Direction — Copy all lines in which the word "this" can be found.

Data lines —
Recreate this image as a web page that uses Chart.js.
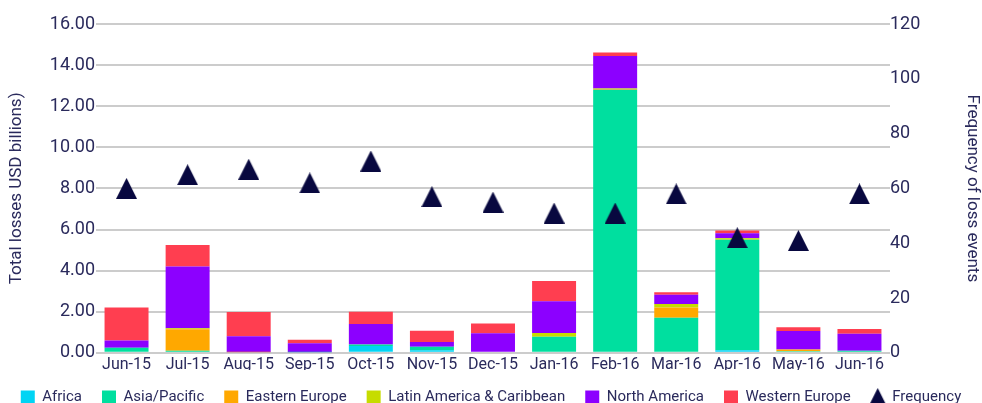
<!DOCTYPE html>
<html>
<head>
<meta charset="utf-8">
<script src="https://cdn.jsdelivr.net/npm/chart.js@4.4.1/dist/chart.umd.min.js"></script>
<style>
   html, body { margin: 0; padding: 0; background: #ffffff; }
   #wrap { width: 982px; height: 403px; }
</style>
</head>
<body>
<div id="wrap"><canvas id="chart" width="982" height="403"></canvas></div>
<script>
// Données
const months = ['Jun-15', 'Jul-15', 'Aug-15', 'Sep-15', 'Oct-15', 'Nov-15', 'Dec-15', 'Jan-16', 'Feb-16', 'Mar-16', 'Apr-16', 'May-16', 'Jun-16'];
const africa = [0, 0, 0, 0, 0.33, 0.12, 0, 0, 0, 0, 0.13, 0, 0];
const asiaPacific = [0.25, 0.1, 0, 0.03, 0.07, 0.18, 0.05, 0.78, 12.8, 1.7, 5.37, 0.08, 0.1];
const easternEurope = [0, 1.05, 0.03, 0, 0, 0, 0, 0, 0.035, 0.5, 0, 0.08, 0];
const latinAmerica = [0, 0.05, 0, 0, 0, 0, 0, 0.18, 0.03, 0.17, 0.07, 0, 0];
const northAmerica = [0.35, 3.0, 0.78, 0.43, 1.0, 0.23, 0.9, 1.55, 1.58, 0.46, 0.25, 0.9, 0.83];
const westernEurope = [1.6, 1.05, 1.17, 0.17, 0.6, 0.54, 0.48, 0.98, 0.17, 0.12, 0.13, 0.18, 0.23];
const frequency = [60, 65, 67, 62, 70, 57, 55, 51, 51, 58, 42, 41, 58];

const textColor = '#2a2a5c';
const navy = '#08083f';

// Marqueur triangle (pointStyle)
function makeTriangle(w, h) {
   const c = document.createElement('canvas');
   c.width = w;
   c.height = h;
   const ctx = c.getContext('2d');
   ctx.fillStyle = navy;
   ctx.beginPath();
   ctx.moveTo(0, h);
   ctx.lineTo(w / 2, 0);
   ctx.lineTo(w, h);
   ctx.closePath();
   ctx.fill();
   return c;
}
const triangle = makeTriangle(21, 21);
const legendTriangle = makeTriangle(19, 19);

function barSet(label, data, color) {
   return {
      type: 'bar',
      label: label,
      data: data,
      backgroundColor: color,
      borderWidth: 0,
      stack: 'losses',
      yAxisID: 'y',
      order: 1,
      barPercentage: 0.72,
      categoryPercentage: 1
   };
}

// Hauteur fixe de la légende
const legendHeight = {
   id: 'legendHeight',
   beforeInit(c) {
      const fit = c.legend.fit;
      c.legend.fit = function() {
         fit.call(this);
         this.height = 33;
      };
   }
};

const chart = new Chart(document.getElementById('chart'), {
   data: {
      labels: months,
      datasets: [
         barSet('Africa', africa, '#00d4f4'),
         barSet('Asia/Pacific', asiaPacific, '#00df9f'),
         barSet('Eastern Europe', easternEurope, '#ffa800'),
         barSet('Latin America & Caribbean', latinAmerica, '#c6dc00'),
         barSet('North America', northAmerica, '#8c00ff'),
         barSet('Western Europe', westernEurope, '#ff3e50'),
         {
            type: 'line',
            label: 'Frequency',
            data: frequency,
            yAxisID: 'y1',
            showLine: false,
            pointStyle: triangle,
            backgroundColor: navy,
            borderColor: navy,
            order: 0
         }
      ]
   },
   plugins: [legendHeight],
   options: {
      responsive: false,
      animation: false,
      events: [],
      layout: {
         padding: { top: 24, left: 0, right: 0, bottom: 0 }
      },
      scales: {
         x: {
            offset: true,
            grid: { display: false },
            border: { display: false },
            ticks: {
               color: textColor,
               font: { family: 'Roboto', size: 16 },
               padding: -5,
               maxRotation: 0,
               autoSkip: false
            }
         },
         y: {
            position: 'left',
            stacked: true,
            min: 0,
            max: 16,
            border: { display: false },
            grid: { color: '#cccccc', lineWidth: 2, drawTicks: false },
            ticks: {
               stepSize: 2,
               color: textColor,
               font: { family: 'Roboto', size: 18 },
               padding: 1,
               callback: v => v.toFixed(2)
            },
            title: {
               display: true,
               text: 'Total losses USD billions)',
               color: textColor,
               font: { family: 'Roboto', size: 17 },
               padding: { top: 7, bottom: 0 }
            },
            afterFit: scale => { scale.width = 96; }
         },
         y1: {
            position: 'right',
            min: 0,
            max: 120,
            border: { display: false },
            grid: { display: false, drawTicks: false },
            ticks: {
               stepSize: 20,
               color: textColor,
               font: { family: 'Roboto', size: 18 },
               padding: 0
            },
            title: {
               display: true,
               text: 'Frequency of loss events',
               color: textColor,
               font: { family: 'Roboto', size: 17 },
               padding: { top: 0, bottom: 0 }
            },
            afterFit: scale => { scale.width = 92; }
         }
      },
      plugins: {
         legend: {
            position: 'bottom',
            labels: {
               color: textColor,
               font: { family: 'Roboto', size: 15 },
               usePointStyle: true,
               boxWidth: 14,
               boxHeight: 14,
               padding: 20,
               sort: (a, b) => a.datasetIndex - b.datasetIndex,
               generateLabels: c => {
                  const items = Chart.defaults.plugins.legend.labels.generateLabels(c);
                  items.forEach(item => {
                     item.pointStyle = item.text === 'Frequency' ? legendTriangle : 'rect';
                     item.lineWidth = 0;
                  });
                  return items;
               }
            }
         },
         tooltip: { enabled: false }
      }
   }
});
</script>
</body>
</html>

Response to the exercise —
Recreate this image as a web page that uses Chart.js.
         fit.call(this);
         this.height = 33;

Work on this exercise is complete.